Cooper’s greatness is undeniable, and in the works on view at Columbia University, it is unusually accessible. Well-installed and smartly curated by David Reinfurt of Dexter Sinister and Robert Wiesenberger, a PhD art history candidate, this exhibit does a lot with little space. The work is loosely arranged in two parallel rows, with many printed materials sandwiched between plexi-glass panels designed by Adam M. Bandler and Mark Wasiuta, that suggest the constant flow of information that dominates the way we process images today. And much in the vein of Cooper herself, the media are mixed.

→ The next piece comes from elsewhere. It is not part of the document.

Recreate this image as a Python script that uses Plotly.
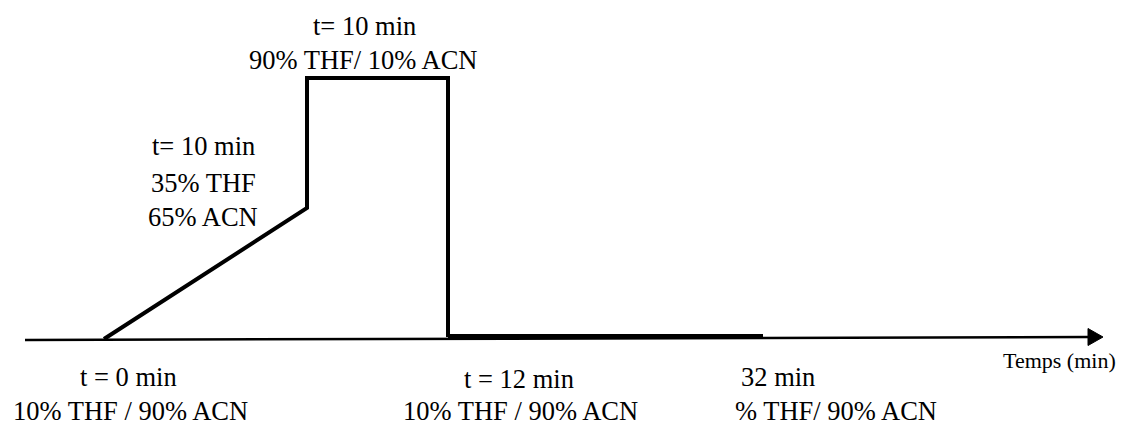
import plotly.graph_objects as go

# Schematic gradient profile (diagram units: x across the page, y down the page)
profile_x = [104, 307, 307, 448, 448]
profile_y = [339, 208, 78, 78, 337]
hold_x = [448, 763]
hold_y = [336, 336]

# Time axis
axis_x = [25, 1090]
axis_y = [340, 337]
arrow_x = [1088, 1103, 1088, 1088]
arrow_y = [328.5, 337, 345.5, 328.5]

# Labels: (text, x, y, size)
labels = [
    ("t= 10 min", 364, 26, 26.5),
    ("90% THF/ 10% ACN", 363, 60, 26.5),
    ("t= 10 min", 203, 146, 26.5),
    ("35% THF", 203, 183, 26.5),
    ("65% ACN", 203, 217, 26.5),
    ("t = 0 min", 128, 377, 26.5),
    ("10% THF / 90% ACN", 130, 411, 26.5),
    ("t = 12 min", 519, 379, 26.5),
    ("10% THF / 90% ACN", 520, 411, 26.5),
    ("32 min", 778, 377, 26.5),
    ("% THF/ 90% ACN", 836, 411, 26.5),
    ("Temps (min)", 1059, 360, 22),
]

fig = go.Figure()
fig.add_trace(go.Scatter(x=axis_x, y=axis_y, mode="lines",
                         line=dict(color="black", width=2.5), hoverinfo="skip"))
fig.add_trace(go.Scatter(x=arrow_x, y=arrow_y, mode="lines", fill="toself",
                         fillcolor="black", line=dict(color="black", width=1),
                         hoverinfo="skip"))
fig.add_trace(go.Scatter(x=profile_x, y=profile_y, mode="lines",
                         line=dict(color="black", width=4), hoverinfo="skip"))
fig.add_trace(go.Scatter(x=hold_x, y=hold_y, mode="lines",
                         line=dict(color="black", width=4), hoverinfo="skip"))

for text, x, y, size in labels:
    fig.add_annotation(x=x, y=y, text=text, showarrow=False,
                       xanchor="center", yanchor="middle",
                       font=dict(family="Liberation Serif", size=size, color="black"))

# The page body has an 8 px margin; the axis ranges start at 8 so that
# diagram units line up with window pixels.
fig.update_layout(
    width=1117, height=413,
    margin=dict(l=0, r=0, t=0, b=0),
    paper_bgcolor="white", plot_bgcolor="white",
    showlegend=False,
    xaxis=dict(range=[8, 1125], visible=False, fixedrange=True),
    yaxis=dict(range=[421, 8], visible=False, fixedrange=True),
)

fig.write_html("out.html", config={"displayModeBar": False})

Cooper reformulated the field in radical ways to make a point about the modern world’s shift from print to digital. Her work sought more responsive systems between design and production, between thinking and making. At the Visible Language Workshop at MIT, which Cooper co-founded in 1974 along with the physicist Ron MacNeil, she and her colleagues and students presented advanced research projects experimenting with computer data visualization. Hands-on production and an attitude of access to new tools (they often created their own) included color xerography, photographic chemistry, offset printing, thermography, digital-typsetting, and eventually elaborate electronics and computers. These defined the workshop, now the MIT Media Lab, and are demonstrated through the letterheads, dummies, drafts, and catalogs on view in the show. Two film clips located in an alcove off the main hallway of the exhibit give prominence to the designer’s later work in computer interfaces and artificial intelligence.

A highly regarded professor until her untimely death in 1994 at age 68 (she was the first tenured woman at MIT Media Lab), Cooper was a potent inspiration for younger generations, many of whom became design pioneers themselves — the late Bill Moggridge, co-founder of IDEO; Lisa Strausfeld, a former partner at Pentagram and now at Bloomberg; Nicholas Negroponte, of MIT Media Lab and founder of One Laptop Per Child — to name but a few.

The work of Muriel Cooper, with its liberating effect on the graphic design medium, blurred the line between what the designer chooses to put on the page (or screen) and what technology can allow. An encounter the curators set up in this show captures the sensitivity of Cooper’s expansive method of working, and mirrors contemporary life’s fascination with remixing. For Cooper, it was more about process than product, investigation more than answers. The best characterization might be the designer’s own, quoted on the cover to the exhibition catalog: “There is still no magic way — but we propose to keep working at it. This stands as a sketch for the future.”

The exhibition closes tomorrow at the Arthur Ross Architecture Gallery in Columbia University’s Buell Hall before traveling to MIT Media Lab in Cambridge this September. A forthcoming book edited by Reinfurt and Wiesenberger will be published by MIT Press in 2016.